A Holographic Sight, by contrast, does not rely on a reflective coating to produce its reticle, which is why you don’t see a tint, but do see “true contrast” with all the light transmission possible through clear, flat, glass.


EOTECH’s holographic weapon sights are extremely rugged, which is one of the reasons they were re-awarded SOCCOM’s contract for the Close Quarters Battle Sight. Higher-end red-dot sights are also very durable and can be found in service with various units, but what sets the Holographic Sight apart is again one of the benefits of holographic technology: In the unlikely event the front and/or rear window is shattered or partially obscured by mud or snow, the entire reticle will still be visible.

holographic sight damage


Unlike red-dot sights and lasers, the holographic reticle projects no forward light, and is visible only to the operator. The absence of reflective coatings also means that add-on filters are not needed to block reflections that could give away the operator’s position.

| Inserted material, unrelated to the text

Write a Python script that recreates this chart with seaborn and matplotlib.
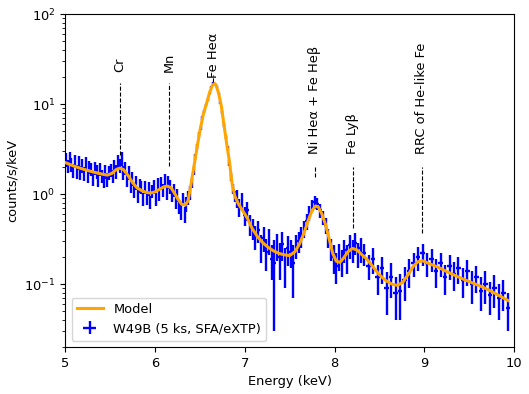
import numpy as np
import pandas as pd
import seaborn as sns
import matplotlib
matplotlib.use("Agg")
import matplotlib.pyplot as plt

# observed spectrum (bin centres in keV, counts/s/keV, 1-sigma errors)
energy_low = np.round(np.arange(5.01, 6.90, 0.02), 3)
energy_mid = np.round(np.arange(6.91, 8.30, 0.03), 3)
energy_high = np.round(np.arange(8.33, 9.95, 0.05), 3)

counts = [
    2.45, 2.05, 2.55, 2.15, 1.85, 2.35, 1.80, 2.25, 1.75, 2.10,
    1.70, 2.20, 1.60, 2.00, 1.90, 1.50, 1.95, 1.80, 1.45, 1.90,
    1.60, 1.40, 1.80, 1.45, 1.75, 1.85, 1.60, 2.05, 1.80, 2.35,
    2.10, 2.50, 1.75, 1.95, 1.45, 1.75, 1.25, 1.50, 1.10, 1.35,
    0.95, 1.25, 1.20, 0.88, 1.20, 0.92, 1.15, 0.82, 1.08, 1.22,
    0.88, 1.28, 1.00, 1.32, 1.12, 1.42, 1.05, 1.38, 1.22, 0.98,
    1.12, 0.82, 0.98, 0.74, 0.64, 0.88, 0.60, 0.78, 0.92, 1.05,
    1.35, 1.85, 2.60, 3.40, 4.60, 5.50, 7.00, 8.30, 9.80, 11.2,
    13.4, 15.5, 17.3, 16.8, 15.6, 13.0, 10.5, 8.00, 5.90, 4.30,
    3.20, 2.25, 1.55, 1.15, 0.95,
    0.90, 0.72, 0.84, 0.58, 0.66, 0.46, 0.42, 0.34, 0.40, 0.26,
    0.33, 0.23, 0.31, 0.19, 0.17, 0.27, 0.20, 0.28, 0.17, 0.25,
    0.23, 0.17, 0.27, 0.30, 0.34, 0.42, 0.50, 0.62, 0.75, 0.82,
    0.78, 0.66, 0.55, 0.45, 0.33, 0.25, 0.20, 0.16, 0.21, 0.18,
    0.24, 0.20, 0.27, 0.24, 0.29, 0.22, 0.25,
    0.22, 0.16, 0.19, 0.12, 0.15, 0.09, 0.12, 0.08, 0.085, 0.11,
    0.14, 0.17, 0.20, 0.22, 0.17, 0.19, 0.14, 0.17, 0.12, 0.16,
    0.13, 0.15, 0.11, 0.14, 0.10, 0.12, 0.085, 0.10, 0.075, 0.09,
    0.07, 0.08, 0.055,
]

errors = [
    0.42, 0.35, 0.43, 0.37, 0.32, 0.40, 0.31, 0.38, 0.30, 0.36,
    0.29, 0.37, 0.27, 0.34, 0.32, 0.26, 0.33, 0.31, 0.25, 0.32,
    0.27, 0.24, 0.31, 0.25, 0.30, 0.31, 0.27, 0.35, 0.31, 0.40,
    0.36, 0.42, 0.30, 0.33, 0.25, 0.30, 0.21, 0.26, 0.19, 0.23,
    0.16, 0.21, 0.20, 0.15, 0.20, 0.16, 0.20, 0.14, 0.18, 0.21,
    0.15, 0.22, 0.17, 0.22, 0.19, 0.24, 0.18, 0.23, 0.21, 0.17,
    0.19, 0.14, 0.17, 0.13, 0.12, 0.15, 0.12, 0.14, 0.16, 0.18,
    0.18, 0.20, 0.22, 0.24, 0.26, 0.28, 0.30, 0.32, 0.35, 0.37,
    0.40, 0.42, 0.44, 0.44, 0.42, 0.39, 0.35, 0.31, 0.27, 0.23,
    0.20, 0.17, 0.15, 0.14, 0.14,
    0.20, 0.16, 0.18, 0.14, 0.15, 0.12, 0.11, 0.10, 0.11, 0.09,
    0.10, 0.09, 0.10, 0.08, 0.14, 0.09, 0.09, 0.10, 0.08, 0.09,
    0.08, 0.10, 0.08, 0.08, 0.09, 0.09, 0.10, 0.11, 0.12, 0.13,
    0.12, 0.11, 0.10, 0.09, 0.08, 0.07, 0.07, 0.06, 0.07, 0.06,
    0.07, 0.07, 0.08, 0.07, 0.08, 0.07, 0.08,
    0.06, 0.05, 0.06, 0.045, 0.05, 0.045, 0.05, 0.04, 0.045, 0.045,
    0.05, 0.05, 0.06, 0.06, 0.05, 0.055, 0.05, 0.05, 0.045, 0.05,
    0.045, 0.05, 0.04, 0.045, 0.04, 0.04, 0.035, 0.04, 0.03, 0.035,
    0.03, 0.03, 0.025,
]

# best-fit model curve
model_energy = [
    5.00, 5.10, 5.20, 5.30, 5.40, 5.47, 5.52, 5.57, 5.61, 5.65,
    5.70, 5.75, 5.80, 5.85, 5.90, 5.95, 6.00, 6.05, 6.10, 6.14,
    6.18, 6.22, 6.26, 6.30, 6.34, 6.37, 6.40, 6.43, 6.46, 6.50,
    6.54, 6.58, 6.61, 6.64, 6.66, 6.68, 6.71, 6.74, 6.77, 6.80,
    6.83, 6.86, 6.89, 6.93, 6.98, 7.03, 7.08, 7.14, 7.20, 7.26,
    7.32, 7.38, 7.44, 7.50, 7.56, 7.61, 7.66, 7.71, 7.75, 7.79,
    7.82, 7.86, 7.90, 7.94, 7.98, 8.02, 8.06, 8.10, 8.15, 8.20,
    8.25, 8.30, 8.36, 8.43, 8.50, 8.57, 8.64, 8.70, 8.76, 8.82,
    8.88, 8.93, 8.98, 9.05, 9.15, 9.25, 9.35, 9.45, 9.55, 9.65,
    9.75, 9.85, 9.93,
]
model_flux = [
    2.25, 2.05, 1.90, 1.78, 1.68, 1.63, 1.70, 1.88, 1.95, 1.88,
    1.62, 1.35, 1.18, 1.10, 1.05, 1.03, 1.06, 1.13, 1.21, 1.23,
    1.18, 1.02, 0.87, 0.77, 0.76, 0.85, 1.25, 1.90, 2.90, 5.00,
    7.80, 10.6, 13.6, 16.2, 17.0, 16.4, 13.2, 9.50, 5.80, 3.60,
    2.30, 1.30, 0.95, 0.78, 0.65, 0.54, 0.42, 0.34, 0.29, 0.257,
    0.235, 0.22, 0.212, 0.208, 0.23, 0.28, 0.37, 0.52, 0.66, 0.74,
    0.72, 0.60, 0.46, 0.32, 0.22, 0.18, 0.175, 0.195, 0.23, 0.25,
    0.24, 0.215, 0.19, 0.155, 0.127, 0.11, 0.10, 0.097, 0.105, 0.128,
    0.16, 0.178, 0.182, 0.17, 0.155, 0.138, 0.124, 0.112, 0.102, 0.093,
    0.083, 0.073, 0.066,
]

# line identifications
line_names = ["Cr", "Mn", "Fe Heα", "Ni Heα + Fe Heβ", "Fe Lyβ",
              "RRC of He-like Fe"]
line_energy = [5.61, 6.16, 6.65, 7.78, 8.20, 8.97]
line_bottom = [2.7, 2.05, 17.5, 1.55, 0.42, 0.37]
line_top = [17.1, 17.1, 21.0, 2.0, 2.0, 2.0]
label_y = [23.0, 23.0, 19.5, 2.8, 2.8, 2.8]

plt.rcParams["font.size"] = 9.4

energy = np.concatenate([energy_low, energy_mid, energy_high])
half_width = ([0.01] * len(energy_low) + [0.015] * len(energy_mid)
              + [0.025] * len(energy_high))
model = pd.DataFrame({"energy": model_energy, "flux": model_flux})

fig, ax = plt.subplots(figsize=(5.29, 3.94), dpi=100)
fig.subplots_adjust(left=0.123, right=0.972, top=0.964, bottom=0.119)

sns.lineplot(data=model, x="energy", y="flux", color="orange", lw=2.2,
             label="Model", ax=ax, zorder=3)
ax.errorbar(energy, counts, yerr=errors, xerr=half_width, fmt="none",
            ecolor="blue", elinewidth=1.7, capsize=0, zorder=2,
            label="W49B (5 ks, SFA/eXTP)")

for name, e, lo, hi, ty in zip(line_names, line_energy, line_bottom,
                               line_top, label_y):
    ax.vlines(e, lo, hi, colors="black", linestyles="--", lw=0.8, zorder=4)
    ax.text(e, ty, name, rotation=90, ha="center", va="bottom")

ax.set_yscale("log")
ax.set_xlim(5, 10)
ax.set_ylim(0.02, 100)
ax.set_xlabel("Energy (keV)")
ax.set_ylabel("counts/s/keV")
ax.legend(loc="lower left")
fig.savefig("out.png", dpi=100)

So why would anyone consider an RDS versus a Holographic Sight for a carbine/rifle application? In two words: “Battery Life.” The laser diode used to create the HWS’ magic reticle requires significantly more power than the LED in an RDS. So while EOTECH models offer as much as 2,000 hours of continuous runtime (as well as Auto-Shutoff and Low-Battery Indicator features) an RDS can provide many times that. So you have to ask yourself, are you the type of person who can set a calendar alarm to remind yourself to change batteries once a year, or the kind who can only set a calendar alarm to change batteries every five years? That’s a rhetorical question, in case you missed it.